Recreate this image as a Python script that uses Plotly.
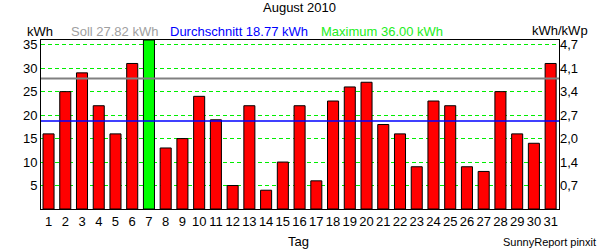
import plotly.graph_objects as go

days = list(range(1, 32))
values = [16, 25, 29, 22, 16, 31, 36, 13, 15, 24, 19, 5, 22, 4, 10, 22, 6, 23, 26, 27,
          18, 16, 9, 23, 22, 9, 8, 25, 16, 14, 31]
soll = 27.82
avg = 18.77
vmax = 36.00
left_ticks = [5, 10, 15, 20, 25, 30, 35]
right_labels = ["0,7", "1,4", "2,0", "2,7", "3,4", "4,1", "4,7"]

W, H = 600, 250
L, R, T, B = 41, 559, 40, 209


def px(x):
    return (x - L) / (R - L)


def py(y):
    return (B - y) / (B - T)


colors = ["#00ff00" if v == max(values) else "#ff0000" for v in values]
font = "Liberation Sans, Arial, sans-serif"

fig = go.Figure()
fig.add_trace(go.Bar(x=days, y=values, marker=dict(color=colors, line=dict(color="black", width=1)),
                     width=0.66, hoverinfo="skip"))
fig.add_trace(go.Scatter(x=days, y=values, yaxis="y2", mode="none", hoverinfo="skip", showlegend=False))

fig.add_shape(type="line", xref="paper", yref="y", x0=0, x1=1, y0=soll, y1=soll,
              line=dict(color="#808080", width=2), layer="above")
fig.add_shape(type="line", xref="paper", yref="y", x0=0, x1=1, y0=avg, y1=avg,
              line=dict(color="#0000ff", width=1.5), layer="above")

ann = [
    ("August 2010", 299, 8, "black", 13, "center", "middle"),
    ("kWh", 40, 32, "black", 13, "center", "middle"),
    ("Soll 27.82 kWh", 70, 32, "#a0a0a0", 13, "left", "middle"),
    ("Durchschnitt %.2f kWh" % avg, 169, 32, "#0000ff", 13, "left", "middle"),
    ("Maximum %.2f kWh" % vmax, 320, 32, "#22ee22", 13, "left", "middle"),
    ("kWh/kWp", 560, 38.5, "black", 13, "center", "bottom"),
    ("Tag", 298, 242, "black", 13, "center", "middle"),
    ("SunnyReport pinxit", 597, 242, "black", 11, "right", "middle"),
]
for text, x, y, c, s, xa, ya in ann:
    fig.add_annotation(text=text, xref="paper", yref="paper", x=px(x), y=py(y), xanchor=xa,
                       yanchor=ya, showarrow=False, borderpad=0,
                       font=dict(family=font, size=s, color=c))

fig.update_layout(
    width=W, height=H,
    margin=dict(l=L, r=W - R, t=T, b=H - B),
    paper_bgcolor="white", plot_bgcolor="white",
    showlegend=False,
    font=dict(family=font, size=13, color="black"),
    bargap=0.34,
    xaxis=dict(range=[0.55, 31.5], tickvals=days, ticktext=[str(d) for d in days],
               showgrid=False, zeroline=False, showline=True, linecolor="black", linewidth=1,
               mirror=True, ticks="", tickfont=dict(size=13)),
    yaxis=dict(range=[0, 36], tickvals=left_ticks, showgrid=True, gridcolor="#00ee00",
               griddash="4px,3px", gridwidth=1, zeroline=False, showline=True, linecolor="black",
               linewidth=1, mirror=True, ticks="", tickfont=dict(size=13)),
    yaxis2=dict(range=[0, 36], overlaying="y", side="right", tickvals=left_ticks,
                ticktext=right_labels, showgrid=False, zeroline=False, showline=False,
                ticks="", tickfont=dict(size=13)),
)

fig.write_html("out.html")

• [Task objective]:
Print, exactly as written, the lines above from the first one to the one containing "return (B - y) / (B - T)". Leave out pictures.

• [Full answer]:
Recreate this image as a Python script that uses Plotly.
import plotly.graph_objects as go

days = list(range(1, 32))
values = [16, 25, 29, 22, 16, 31, 36, 13, 15, 24, 19, 5, 22, 4, 10, 22, 6, 23, 26, 27,
          18, 16, 9, 23, 22, 9, 8, 25, 16, 14, 31]
soll = 27.82
avg = 18.77
vmax = 36.00
left_ticks = [5, 10, 15, 20, 25, 30, 35]
right_labels = ["0,7", "1,4", "2,0", "2,7", "3,4", "4,1", "4,7"]

W, H = 600, 250
L, R, T, B = 41, 559, 40, 209


def px(x):
    return (x - L) / (R - L)


def py(y):
    return (B - y) / (B - T)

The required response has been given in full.